Martin Worthington

Personal information
- Full name: Martin Paul Worthington
- Date of birth: 25 January 1981 (age 44)
- Place of birth: Torquay, Devon, England
- Position: Midfielder

Youth career
- 1997–1999: Torquay United

Senior career*
- Years: Team / Apps / (Gls)
- 1999–2000: Torquay United / 1 / (0)

Rugby union career

Senior career
- Years: Team / Apps / (Points)
- 2001: Coventry RFC
- 2002: Manchester RFC
- 2003-2004: Penzance & Newlyn
- 2005: UA Gaillac
- 2008: Tarbes

= Martin Worthington =

English footballer & rugby union player

Martin Paul Worthington (born 25 January 1981) is an English rugby union footballer and former professional Association footballer. He currently plays in France for Rugby Pro D2 side Tarbes Pyrénées Rugby.
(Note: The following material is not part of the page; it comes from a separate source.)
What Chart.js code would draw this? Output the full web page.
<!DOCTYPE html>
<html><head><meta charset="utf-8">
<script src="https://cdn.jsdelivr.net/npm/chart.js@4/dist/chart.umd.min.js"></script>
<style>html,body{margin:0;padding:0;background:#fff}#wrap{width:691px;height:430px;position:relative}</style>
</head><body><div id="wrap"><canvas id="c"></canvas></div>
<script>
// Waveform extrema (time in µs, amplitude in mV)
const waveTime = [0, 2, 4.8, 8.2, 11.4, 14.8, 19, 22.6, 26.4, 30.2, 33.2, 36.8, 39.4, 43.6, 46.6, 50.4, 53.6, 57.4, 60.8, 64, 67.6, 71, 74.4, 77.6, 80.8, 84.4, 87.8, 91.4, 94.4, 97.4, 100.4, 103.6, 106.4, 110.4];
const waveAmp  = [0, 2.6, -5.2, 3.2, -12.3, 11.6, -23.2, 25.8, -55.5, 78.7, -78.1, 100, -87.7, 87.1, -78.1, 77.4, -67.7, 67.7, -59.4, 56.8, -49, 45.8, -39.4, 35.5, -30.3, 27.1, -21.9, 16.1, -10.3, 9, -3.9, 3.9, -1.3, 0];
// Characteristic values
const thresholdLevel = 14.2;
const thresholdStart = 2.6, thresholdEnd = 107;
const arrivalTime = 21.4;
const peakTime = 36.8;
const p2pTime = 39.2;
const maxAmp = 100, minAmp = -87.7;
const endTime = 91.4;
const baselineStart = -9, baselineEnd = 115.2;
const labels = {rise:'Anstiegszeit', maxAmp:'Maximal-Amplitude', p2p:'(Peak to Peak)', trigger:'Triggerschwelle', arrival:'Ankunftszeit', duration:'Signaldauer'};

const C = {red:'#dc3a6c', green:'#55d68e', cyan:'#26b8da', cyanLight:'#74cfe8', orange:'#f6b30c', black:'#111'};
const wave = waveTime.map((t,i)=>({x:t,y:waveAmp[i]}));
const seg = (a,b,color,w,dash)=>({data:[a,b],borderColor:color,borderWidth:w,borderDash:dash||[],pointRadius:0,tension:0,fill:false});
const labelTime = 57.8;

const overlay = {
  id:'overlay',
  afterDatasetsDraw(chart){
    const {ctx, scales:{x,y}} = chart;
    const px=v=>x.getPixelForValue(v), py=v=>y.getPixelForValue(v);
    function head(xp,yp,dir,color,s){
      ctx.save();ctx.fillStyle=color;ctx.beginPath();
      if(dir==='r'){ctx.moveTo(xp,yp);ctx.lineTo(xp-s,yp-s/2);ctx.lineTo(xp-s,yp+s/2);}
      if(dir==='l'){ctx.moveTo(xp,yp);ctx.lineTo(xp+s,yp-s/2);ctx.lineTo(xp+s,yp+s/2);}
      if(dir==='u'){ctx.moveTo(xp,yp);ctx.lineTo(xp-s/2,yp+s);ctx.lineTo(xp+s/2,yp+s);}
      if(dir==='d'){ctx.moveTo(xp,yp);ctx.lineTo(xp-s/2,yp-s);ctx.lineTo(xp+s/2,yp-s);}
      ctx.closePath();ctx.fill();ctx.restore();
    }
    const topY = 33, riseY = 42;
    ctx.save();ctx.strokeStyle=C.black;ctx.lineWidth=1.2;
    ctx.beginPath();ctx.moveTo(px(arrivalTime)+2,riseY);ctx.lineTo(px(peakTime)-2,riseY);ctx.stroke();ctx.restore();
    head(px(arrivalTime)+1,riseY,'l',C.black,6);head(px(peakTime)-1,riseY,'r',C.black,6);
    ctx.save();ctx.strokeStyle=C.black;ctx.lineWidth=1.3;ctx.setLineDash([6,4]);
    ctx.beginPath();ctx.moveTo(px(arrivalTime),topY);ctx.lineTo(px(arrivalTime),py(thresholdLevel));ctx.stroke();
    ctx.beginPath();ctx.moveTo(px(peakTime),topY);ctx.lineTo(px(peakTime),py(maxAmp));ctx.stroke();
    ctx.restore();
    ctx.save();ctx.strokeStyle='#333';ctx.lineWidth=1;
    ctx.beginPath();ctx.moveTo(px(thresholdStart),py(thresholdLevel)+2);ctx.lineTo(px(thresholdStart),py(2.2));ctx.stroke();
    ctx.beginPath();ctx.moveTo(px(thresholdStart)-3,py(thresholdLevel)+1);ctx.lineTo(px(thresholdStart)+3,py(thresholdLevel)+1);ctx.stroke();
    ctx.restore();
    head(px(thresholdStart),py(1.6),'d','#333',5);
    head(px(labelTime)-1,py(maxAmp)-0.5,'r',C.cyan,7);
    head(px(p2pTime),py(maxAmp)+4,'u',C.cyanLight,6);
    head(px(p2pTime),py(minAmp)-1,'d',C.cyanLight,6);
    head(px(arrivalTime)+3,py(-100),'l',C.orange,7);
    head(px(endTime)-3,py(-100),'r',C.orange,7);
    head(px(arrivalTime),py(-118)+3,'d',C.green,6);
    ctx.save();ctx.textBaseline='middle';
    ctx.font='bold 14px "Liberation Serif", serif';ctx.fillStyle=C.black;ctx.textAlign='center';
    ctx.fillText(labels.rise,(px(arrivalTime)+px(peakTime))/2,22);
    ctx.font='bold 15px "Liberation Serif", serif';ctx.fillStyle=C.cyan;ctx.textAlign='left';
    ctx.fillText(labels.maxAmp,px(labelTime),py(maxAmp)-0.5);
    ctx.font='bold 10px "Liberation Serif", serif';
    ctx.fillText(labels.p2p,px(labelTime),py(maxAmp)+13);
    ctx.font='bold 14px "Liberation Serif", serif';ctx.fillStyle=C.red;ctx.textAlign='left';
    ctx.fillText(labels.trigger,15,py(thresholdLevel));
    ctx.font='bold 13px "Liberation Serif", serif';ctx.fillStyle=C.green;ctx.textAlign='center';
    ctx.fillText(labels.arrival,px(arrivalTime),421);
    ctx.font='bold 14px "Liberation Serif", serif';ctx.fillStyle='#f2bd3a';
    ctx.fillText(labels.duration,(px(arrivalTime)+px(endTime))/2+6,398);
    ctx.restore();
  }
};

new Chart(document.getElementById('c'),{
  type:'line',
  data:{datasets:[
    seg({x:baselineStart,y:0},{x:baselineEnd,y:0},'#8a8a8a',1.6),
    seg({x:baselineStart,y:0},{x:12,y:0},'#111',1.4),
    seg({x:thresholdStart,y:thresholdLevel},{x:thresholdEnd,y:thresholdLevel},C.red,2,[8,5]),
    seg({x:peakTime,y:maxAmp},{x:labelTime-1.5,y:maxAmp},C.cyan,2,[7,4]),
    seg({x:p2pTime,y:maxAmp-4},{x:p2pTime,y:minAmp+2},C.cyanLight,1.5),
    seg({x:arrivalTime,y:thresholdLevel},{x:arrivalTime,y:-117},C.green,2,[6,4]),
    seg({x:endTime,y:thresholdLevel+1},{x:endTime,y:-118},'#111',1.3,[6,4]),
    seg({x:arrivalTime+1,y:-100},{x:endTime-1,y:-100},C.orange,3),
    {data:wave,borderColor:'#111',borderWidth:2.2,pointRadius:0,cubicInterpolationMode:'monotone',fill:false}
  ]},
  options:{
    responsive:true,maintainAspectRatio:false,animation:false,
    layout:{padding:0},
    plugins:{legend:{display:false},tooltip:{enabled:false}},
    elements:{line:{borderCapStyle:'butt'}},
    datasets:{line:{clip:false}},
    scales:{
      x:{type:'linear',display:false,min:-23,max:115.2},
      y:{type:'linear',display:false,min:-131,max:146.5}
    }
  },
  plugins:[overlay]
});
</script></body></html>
Worthington was born in Torquay to Scottish parents and played junior rugby for Paignton Rugby Football Club while attending Paignton Community College. He is eligible to play rugby for Scotland due to his parentage

==Professional football career==
On leaving school he began a traineeship with Torquay United Football Club, although continued to play rugby for Paignton. A midfielder, he made his Torquay debut whilst still a trainee, coming on as a late substitute for Kevin Hill in a 4–0 win at home against Halifax Town on 6 March 1999.
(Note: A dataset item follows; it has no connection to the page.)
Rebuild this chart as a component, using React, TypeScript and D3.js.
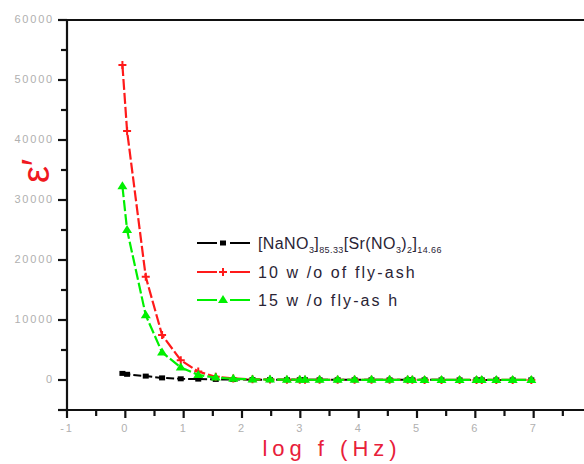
import React from "react";
import * as d3 from "d3";

const logF = [-0.05, 0.03, 0.35, 0.63, 0.95, 1.25, 1.55, 1.85, 2.18, 2.48, 2.77, 2.99, 3.08, 3.33, 3.64, 3.93, 4.22, 4.53, 4.84, 4.92, 5.13, 5.42, 5.73, 6.02, 6.11, 6.36, 6.64, 6.96];
const pureVals = [1100, 950, 650, 350, 200, 150, 100, 80, 60, 50, 40, 40, 35, 35, 30, 30, 30, 25, 25, 25, 25, 20, 20, 20, 20, 20, 20, 20];
const fly10Vals = [52500, 41500, 17200, 7500, 3300, 1400, 550, 250, 120, 80, 60, 50, 45, 40, 35, 30, 30, 25, 25, 25, 20, 20, 20, 20, 20, 20, 20, 20];
const fly15Vals = [32300, 25000, 10800, 4600, 2100, 850, 400, 200, 100, 70, 50, 45, 40, 35, 30, 30, 25, 25, 25, 20, 20, 20, 20, 20, 20, 20, 20, 20];
const xTicks = [-1, 0, 1, 2, 3, 4, 5, 6, 7, 8];
const yTicks = [0, 10000, 20000, 30000, 40000, 50000, 60000];

const W = 584, H = 464;
const x = d3.scaleLinear().domain([-1, 8]).range([67, 592]);
const y = d3.scaleLinear().domain([-5000, 60000]).range([410, 20]);

const line = d3.line<[number, number]>().x(d => x(d[0])).y(d => y(d[1]));

const RED = "#ff1a1a";
const GREEN = "#00f000";
const GRAY = "#b0b0b0";

function Square({ cx, cy }: { cx: number; cy: number }) {
  return <rect x={cx - 3} y={cy - 2.5} width={6} height={5} fill="#000" />;
}
function Plus({ cx, cy }: { cx: number; cy: number }) {
  return <path d={`M${cx - 4},${cy}H${cx + 4}M${cx},${cy - 4}V${cy + 4}`} stroke={RED} strokeWidth={2} />;
}
function Tri({ cx, cy }: { cx: number; cy: number }) {
  return <path d={`M${cx},${cy - 5}L${cx + 5},${cy + 3}L${cx - 5},${cy + 3}Z`} fill={GREEN} />;
}

export default function App() {
  const ser = (vals: number[]) => logF.map((v, i) => [v, vals[i]] as [number, number]);
  const minorX = d3.range(-0.5, 8, 1);
  const minorY = d3.range(5000, 60000, 10000);
  const legendRows = [
    { y: 243, color: "#000", kind: "sq" },
    { y: 272, color: RED, kind: "plus" },
    { y: 300, color: GREEN, kind: "tri" },
  ];
  const txt = { fontFamily: "Liberation Sans, Arial, sans-serif", fontSize: 16, letterSpacing: 2.1, fill: "#2a2435" } as React.CSSProperties;
  const txt1 = { ...txt, letterSpacing: 0.4 } as React.CSSProperties;
  return (
    <svg width={W} height={H} style={{ position: "absolute", left: 0, top: 0, background: "#fff" }}>
      {/* data */}
      <path d={line(ser(pureVals)) || ""} fill="none" stroke="#000" strokeWidth={2} strokeDasharray="8,3" />
      {ser(pureVals).map((d, i) => <Square key={i} cx={x(d[0])} cy={y(d[1])} />)}
      <path d={line(ser(fly10Vals)) || ""} fill="none" stroke={RED} strokeWidth={2.2} strokeDasharray="11,3" />
      {ser(fly10Vals).map((d, i) => <Plus key={i} cx={x(d[0])} cy={y(d[1])} />)}
      <path d={line(ser(fly15Vals)) || ""} fill="none" stroke={GREEN} strokeWidth={2.2} strokeDasharray="11,3" />
      {ser(fly15Vals).map((d, i) => <Tri key={i} cx={x(d[0])} cy={y(d[1])} />)}

      {/* axes */}
      <g stroke="#111" strokeWidth={2.2}>
        <line x1={x(-1)} x2={x(-1)} y1={y(60000)} y2={y(-5000)} />
        <line x1={x(-1)} x2={x(8)} y1={y(-5000)} y2={y(-5000)} />
        <line x1={x(-1)} x2={x(8)} y1={y(60000)} y2={y(60000)} />
        <line x1={x(8)} x2={x(8)} y1={y(60000)} y2={y(-5000)} />
        {yTicks.map(t => <line key={"yt" + t} x1={x(-1) - 9} x2={x(-1)} y1={y(t)} y2={y(t)} />)}
        {minorY.map(t => <line key={"ym" + t} x1={x(-1) - 6} x2={x(-1)} y1={y(t)} y2={y(t)} />)}
        <line x1={x(-1) - 9} x2={x(-1)} y1={y(-5000)} y2={y(-5000)} />
        {xTicks.map(t => <line key={"xt" + t} x1={x(t)} x2={x(t)} y1={y(-5000)} y2={y(-5000) + 8} />)}
        {minorX.map(t => <line key={"xm" + t} x1={x(t)} x2={x(t)} y1={y(-5000)} y2={y(-5000) + 6} />)}
      </g>
      <g fontFamily="Liberation Sans, Arial, sans-serif" fontSize={11} fill={GRAY} style={{ letterSpacing: 1.8 }}>
        {yTicks.map(t => (
          <text key={t} x={x(-1) - 13} y={y(t)} textAnchor="end" dominantBaseline="middle">{t}</text>
        ))}
        {xTicks.map(t => (
          <text key={t} x={x(t)} y={y(-5000) + 22} textAnchor="middle">{t < 0 ? "-" + Math.abs(t) : t}</text>
        ))}
      </g>

      {/* axis titles */}
      <text x={332} y={456} textAnchor="middle" fill="#e8203a" fontFamily="Liberation Sans, Arial, sans-serif" fontSize={22} style={{ letterSpacing: 5 }}>log f (Hz)</text>
      <text transform="translate(49,171) rotate(-90)" textAnchor="middle" fill="#f01820" fontFamily="Liberation Sans, Arial, sans-serif" fontSize={38}>ε′</text>

      {/* legend */}
      {legendRows.map((r, i) => (
        <g key={i}>
          <line x1={197} x2={217} y1={r.y} y2={r.y} stroke={r.color} strokeWidth={2} />
          <line x1={230} x2={250} y1={r.y} y2={r.y} stroke={r.color} strokeWidth={2} />
          {r.kind === "sq" && <Square cx={223} cy={r.y} />}
          {r.kind === "plus" && <Plus cx={223} cy={r.y} />}
          {r.kind === "tri" && <Tri cx={223} cy={r.y} />}
        </g>
      ))}
      <text x={258} y={249} style={txt1}>
        [NaNO<tspan fontSize={9} dy={4}>3</tspan><tspan dy={-4}>]</tspan><tspan fontSize={9} dy={4}>85.33</tspan><tspan dy={-4}>[Sr(NO</tspan><tspan fontSize={9} dy={4}>3</tspan><tspan dy={-4}>)</tspan><tspan fontSize={9} dy={4}>2</tspan><tspan dy={-4}>]</tspan><tspan fontSize={9} dy={4}>14.66</tspan>
      </text>
      <text x={258} y={278} style={txt}>10 w /o of fly-ash</text>
      <text x={258} y={306} style={txt}>15 w /o fly-as h</text>
    </svg>
  );
}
He turned professional in July 1999, but made just one further appearance, as a substitute for Chris Brandon in a 3–0 win away to Gillingham in the Football League Trophy on 7 December 1999, before being released by Torquay manager Wes Saunders the following February. Later that month he signed for non-league Bideford, managed by former Torquay United player Sean William Joyce.

==Professional rugby career==
Soon after his release by Torquay, Worthington began playing rugby again and in June 2000 signed a contract to play, at scrum-half, for French side Macon. On returning to the United Kingdom he joined Coventry R.F.C. and played for the Scottish Exiles representative side. He subsequently played for Manchester R.F.C. and New Zealand side Star, before joining Cornish side Penzance & Newlyn. He was released, as part of a mass clearout, by the Pirates at the end of the 2003–04 season, shortly before playing in the victorious Devon side which won the 2004 County Cup Final, Worthington scoring a late try and despite being named as the club's 'Sportsman of the Year'.

Worthington joined Mounts Bay R.F.C in 2004 before joining French side Montlucon in the 2004 close season. In July 2005 he moved to UA Gaillac and helped the side to promotion to Pro D2 for the first time in their history. Gaillac were demoted from Pro D to Federale 3 for financial irregularities at the end of the 2006–07 season and Worthington left to join Blagnac in June 2007, Blagnac having just been promoted to Pro D2. Blagnac, captained by Worthington, were relegated at the end of the season (and then demoted a further level for financial irregularities).

In May 2008 Worthington joined another Pro D2 side, Tarbes.

His younger brother David was also a trainee footballer with Torquay United, but was released at the end of his traineeship at the end of the 2000–01 season. He subsequently played for a number of non-league sides in Devon.